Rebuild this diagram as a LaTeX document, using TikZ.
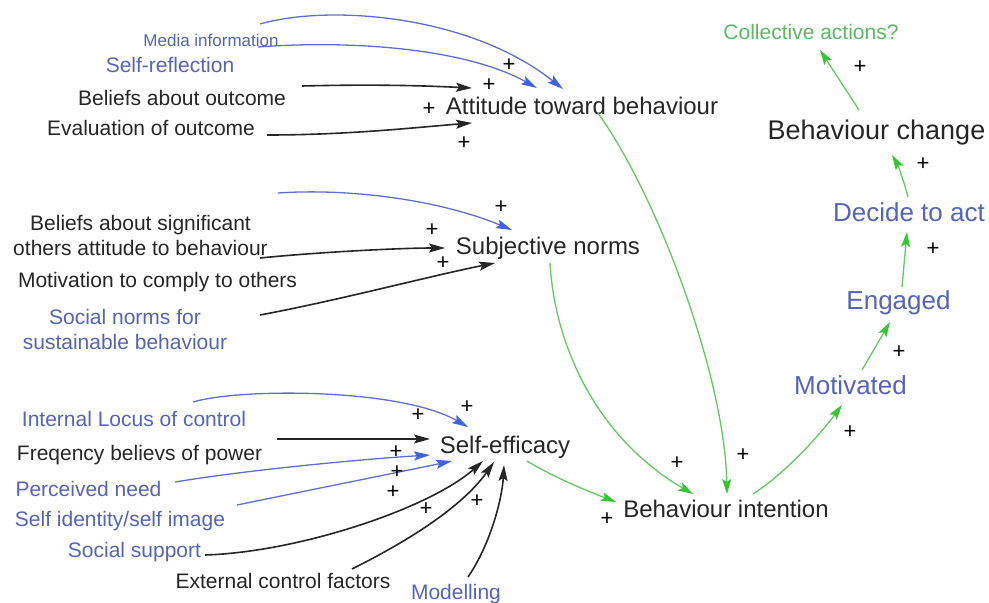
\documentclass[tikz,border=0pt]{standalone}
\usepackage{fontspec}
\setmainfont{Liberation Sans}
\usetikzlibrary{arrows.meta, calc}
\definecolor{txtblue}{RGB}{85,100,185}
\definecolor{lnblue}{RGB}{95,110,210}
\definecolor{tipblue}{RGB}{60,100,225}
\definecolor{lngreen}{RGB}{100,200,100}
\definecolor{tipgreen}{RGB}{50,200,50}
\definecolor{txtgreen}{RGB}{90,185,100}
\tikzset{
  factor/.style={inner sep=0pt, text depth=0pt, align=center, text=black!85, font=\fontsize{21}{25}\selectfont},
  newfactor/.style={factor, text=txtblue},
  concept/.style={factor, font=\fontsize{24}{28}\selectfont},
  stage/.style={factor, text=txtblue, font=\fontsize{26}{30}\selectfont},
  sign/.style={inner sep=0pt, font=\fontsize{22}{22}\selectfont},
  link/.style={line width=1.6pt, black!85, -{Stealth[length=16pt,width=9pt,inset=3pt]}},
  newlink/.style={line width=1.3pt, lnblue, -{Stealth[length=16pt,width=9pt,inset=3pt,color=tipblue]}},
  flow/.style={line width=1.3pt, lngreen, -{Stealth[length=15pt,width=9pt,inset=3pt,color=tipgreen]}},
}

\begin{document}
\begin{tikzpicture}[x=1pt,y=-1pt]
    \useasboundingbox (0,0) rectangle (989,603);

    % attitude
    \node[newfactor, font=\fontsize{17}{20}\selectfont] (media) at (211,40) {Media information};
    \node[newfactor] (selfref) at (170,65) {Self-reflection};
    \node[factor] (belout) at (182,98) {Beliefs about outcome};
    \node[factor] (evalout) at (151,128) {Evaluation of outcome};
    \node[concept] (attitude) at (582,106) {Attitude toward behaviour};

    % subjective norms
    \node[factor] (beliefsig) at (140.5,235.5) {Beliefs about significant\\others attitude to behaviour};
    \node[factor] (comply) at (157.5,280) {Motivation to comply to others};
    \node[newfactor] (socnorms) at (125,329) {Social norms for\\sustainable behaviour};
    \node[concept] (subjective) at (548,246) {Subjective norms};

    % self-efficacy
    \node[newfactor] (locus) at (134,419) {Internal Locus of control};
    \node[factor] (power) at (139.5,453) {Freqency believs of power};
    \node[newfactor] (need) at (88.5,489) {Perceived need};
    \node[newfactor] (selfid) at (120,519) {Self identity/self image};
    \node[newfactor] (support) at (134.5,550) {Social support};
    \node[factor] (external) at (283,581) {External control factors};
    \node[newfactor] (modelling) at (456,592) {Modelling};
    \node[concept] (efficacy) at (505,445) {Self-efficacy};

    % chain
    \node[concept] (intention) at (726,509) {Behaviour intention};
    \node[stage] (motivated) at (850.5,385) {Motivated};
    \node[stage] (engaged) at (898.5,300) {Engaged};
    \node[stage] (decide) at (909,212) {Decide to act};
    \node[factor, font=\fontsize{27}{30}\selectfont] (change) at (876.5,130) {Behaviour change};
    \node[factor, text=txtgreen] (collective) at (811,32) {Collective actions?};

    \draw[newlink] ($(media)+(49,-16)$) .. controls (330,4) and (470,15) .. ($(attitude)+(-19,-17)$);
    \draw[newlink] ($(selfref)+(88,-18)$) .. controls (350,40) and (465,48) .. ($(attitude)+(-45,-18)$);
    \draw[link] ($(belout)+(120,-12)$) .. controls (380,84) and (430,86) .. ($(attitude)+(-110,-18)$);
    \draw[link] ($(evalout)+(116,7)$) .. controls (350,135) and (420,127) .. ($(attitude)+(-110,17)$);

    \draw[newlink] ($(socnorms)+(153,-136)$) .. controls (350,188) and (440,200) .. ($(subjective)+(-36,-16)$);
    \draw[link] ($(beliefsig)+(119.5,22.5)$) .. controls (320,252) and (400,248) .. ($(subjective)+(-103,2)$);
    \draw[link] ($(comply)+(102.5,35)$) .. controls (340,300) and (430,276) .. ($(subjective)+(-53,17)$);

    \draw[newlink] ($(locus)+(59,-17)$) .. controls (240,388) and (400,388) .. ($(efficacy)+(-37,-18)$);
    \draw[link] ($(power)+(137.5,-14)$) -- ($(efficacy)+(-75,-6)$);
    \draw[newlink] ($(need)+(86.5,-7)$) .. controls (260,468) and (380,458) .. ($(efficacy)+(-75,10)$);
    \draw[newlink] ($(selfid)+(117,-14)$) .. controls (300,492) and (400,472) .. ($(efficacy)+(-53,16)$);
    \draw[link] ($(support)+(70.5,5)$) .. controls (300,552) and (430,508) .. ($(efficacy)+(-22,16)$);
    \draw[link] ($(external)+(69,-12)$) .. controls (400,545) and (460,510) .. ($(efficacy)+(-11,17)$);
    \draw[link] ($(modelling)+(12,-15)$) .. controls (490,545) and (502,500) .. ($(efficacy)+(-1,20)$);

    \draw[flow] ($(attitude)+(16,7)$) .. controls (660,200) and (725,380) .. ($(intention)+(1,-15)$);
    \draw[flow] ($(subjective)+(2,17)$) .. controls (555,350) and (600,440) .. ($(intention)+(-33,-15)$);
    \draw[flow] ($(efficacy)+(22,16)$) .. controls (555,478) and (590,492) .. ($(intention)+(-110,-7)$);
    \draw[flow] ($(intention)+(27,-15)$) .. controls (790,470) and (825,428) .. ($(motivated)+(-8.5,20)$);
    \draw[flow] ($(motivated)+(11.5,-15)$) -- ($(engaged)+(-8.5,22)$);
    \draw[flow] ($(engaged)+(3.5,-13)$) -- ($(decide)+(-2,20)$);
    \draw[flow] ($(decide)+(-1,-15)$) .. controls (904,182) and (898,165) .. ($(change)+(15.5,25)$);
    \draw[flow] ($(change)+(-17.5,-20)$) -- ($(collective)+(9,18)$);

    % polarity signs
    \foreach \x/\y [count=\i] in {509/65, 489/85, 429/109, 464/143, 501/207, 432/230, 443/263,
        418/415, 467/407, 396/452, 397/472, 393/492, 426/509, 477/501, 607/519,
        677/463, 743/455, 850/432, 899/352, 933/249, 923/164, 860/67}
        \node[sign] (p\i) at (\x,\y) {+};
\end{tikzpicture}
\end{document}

__________________________________________________

• What is required:
Exclude every picture and copy the remaining data exactly.

• Task response:
Rebuild this diagram as a LaTeX document, using TikZ.
\documentclass[tikz,border=0pt]{standalone}
\usepackage{fontspec}
\setmainfont{Liberation Sans}
\usetikzlibrary{arrows.meta, calc}
\definecolor{txtblue}{RGB}{85,100,185}
\definecolor{lnblue}{RGB}{95,110,210}
\definecolor{tipblue}{RGB}{60,100,225}
\definecolor{lngreen}{RGB}{100,200,100}
\definecolor{tipgreen}{RGB}{50,200,50}
\definecolor{txtgreen}{RGB}{90,185,100}
\tikzset{
  factor/.style={inner sep=0pt, text depth=0pt, align=center, text=black!85, font=\fontsize{21}{25}\selectfont},
  newfactor/.style={factor, text=txtblue},
  concept/.style={factor, font=\fontsize{24}{28}\selectfont},
  stage/.style={factor, text=txtblue, font=\fontsize{26}{30}\selectfont},
  sign/.style={inner sep=0pt, font=\fontsize{22}{22}\selectfont},
  link/.style={line width=1.6pt, black!85, -{Stealth[length=16pt,width=9pt,inset=3pt]}},
  newlink/.style={line width=1.3pt, lnblue, -{Stealth[length=16pt,width=9pt,inset=3pt,color=tipblue]}},
  flow/.style={line width=1.3pt, lngreen, -{Stealth[length=15pt,width=9pt,inset=3pt,color=tipgreen]}},
}

\begin{document}
\begin{tikzpicture}[x=1pt,y=-1pt]
    \useasboundingbox (0,0) rectangle (989,603);

    % attitude
    \node[newfactor, font=\fontsize{17}{20}\selectfont] (media) at (211,40) {Media information};
    \node[newfactor] (selfref) at (170,65) {Self-reflection};
    \node[factor] (belout) at (182,98) {Beliefs about outcome};
    \node[factor] (evalout) at (151,128) {Evaluation of outcome};
    \node[concept] (attitude) at (582,106) {Attitude toward behaviour};

    % subjective norms
    \node[factor] (beliefsig) at (140.5,235.5) {Beliefs about significant\\others attitude to behaviour};
    \node[factor] (comply) at (157.5,280) {Motivation to comply to others};
    \node[newfactor] (socnorms) at (125,329) {Social norms for\\sustainable behaviour};
    \node[concept] (subjective) at (548,246) {Subjective norms};

    % self-efficacy
    \node[newfactor] (locus) at (134,419) {Internal Locus of control};
    \node[factor] (power) at (139.5,453) {Freqency believs of power};
    \node[newfactor] (need) at (88.5,489) {Perceived need};
    \node[newfactor] (selfid) at (120,519) {Self identity/self image};
    \node[newfactor] (support) at (134.5,550) {Social support};
    \node[factor] (external) at (283,581) {External control factors};
    \node[newfactor] (modelling) at (456,592) {Modelling};
    \node[concept] (efficacy) at (505,445) {Self-efficacy};

    % chain
    \node[concept] (intention) at (726,509) {Behaviour intention};
    \node[stage] (motivated) at (850.5,385) {Motivated};
    \node[stage] (engaged) at (898.5,300) {Engaged};
    \node[stage] (decide) at (909,212) {Decide to act};
    \node[factor, font=\fontsize{27}{30}\selectfont] (change) at (876.5,130) {Behaviour change};
    \node[factor, text=txtgreen] (collective) at (811,32) {Collective actions?};

    \draw[newlink] ($(media)+(49,-16)$) .. controls (330,4) and (470,15) .. ($(attitude)+(-19,-17)$);
    \draw[newlink] ($(selfref)+(88,-18)$) .. controls (350,40) and (465,48) .. ($(attitude)+(-45,-18)$);
    \draw[link] ($(belout)+(120,-12)$) .. controls (380,84) and (430,86) .. ($(attitude)+(-110,-18)$);
    \draw[link] ($(evalout)+(116,7)$) .. controls (350,135) and (420,127) .. ($(attitude)+(-110,17)$);

    \draw[newlink] ($(socnorms)+(153,-136)$) .. controls (350,188) and (440,200) .. ($(subjective)+(-36,-16)$);
    \draw[link] ($(beliefsig)+(119.5,22.5)$) .. controls (320,252) and (400,248) .. ($(subjective)+(-103,2)$);
    \draw[link] ($(comply)+(102.5,35)$) .. controls (340,300) and (430,276) .. ($(subjective)+(-53,17)$);

    \draw[newlink] ($(locus)+(59,-17)$) .. controls (240,388) and (400,388) .. ($(efficacy)+(-37,-18)$);
    \draw[link] ($(power)+(137.5,-14)$) -- ($(efficacy)+(-75,-6)$);
    \draw[newlink] ($(need)+(86.5,-7)$) .. controls (260,468) and (380,458) .. ($(efficacy)+(-75,10)$);
    \draw[newlink] ($(selfid)+(117,-14)$) .. controls (300,492) and (400,472) .. ($(efficacy)+(-53,16)$);
    \draw[link] ($(support)+(70.5,5)$) .. controls (300,552) and (430,508) .. ($(efficacy)+(-22,16)$);
    \draw[link] ($(external)+(69,-12)$) .. controls (400,545) and (460,510) .. ($(efficacy)+(-11,17)$);
    \draw[link] ($(modelling)+(12,-15)$) .. controls (490,545) and (502,500) .. ($(efficacy)+(-1,20)$);

    \draw[flow] ($(attitude)+(16,7)$) .. controls (660,200) and (725,380) .. ($(intention)+(1,-15)$);
    \draw[flow] ($(subjective)+(2,17)$) .. controls (555,350) and (600,440) .. ($(intention)+(-33,-15)$);
    \draw[flow] ($(efficacy)+(22,16)$) .. controls (555,478) and (590,492) .. ($(intention)+(-110,-7)$);
    \draw[flow] ($(intention)+(27,-15)$) .. controls (790,470) and (825,428) .. ($(motivated)+(-8.5,20)$);
    \draw[flow] ($(motivated)+(11.5,-15)$) -- ($(engaged)+(-8.5,22)$);
    \draw[flow] ($(engaged)+(3.5,-13)$) -- ($(decide)+(-2,20)$);
    \draw[flow] ($(decide)+(-1,-15)$) .. controls (904,182) and (898,165) .. ($(change)+(15.5,25)$);
    \draw[flow] ($(change)+(-17.5,-20)$) -- ($(collective)+(9,18)$);

    % polarity signs
    \foreach \x/\y [count=\i] in {509/65, 489/85, 429/109, 464/143, 501/207, 432/230, 443/263,
        418/415, 467/407, 396/452, 397/472, 393/492, 426/509, 477/501, 607/519,
        677/463, 743/455, 850/432, 899/352, 933/249, 923/164, 860/67}
        \node[sign] (p\i) at (\x,\y) {+};
\end{tikzpicture}
\end{document}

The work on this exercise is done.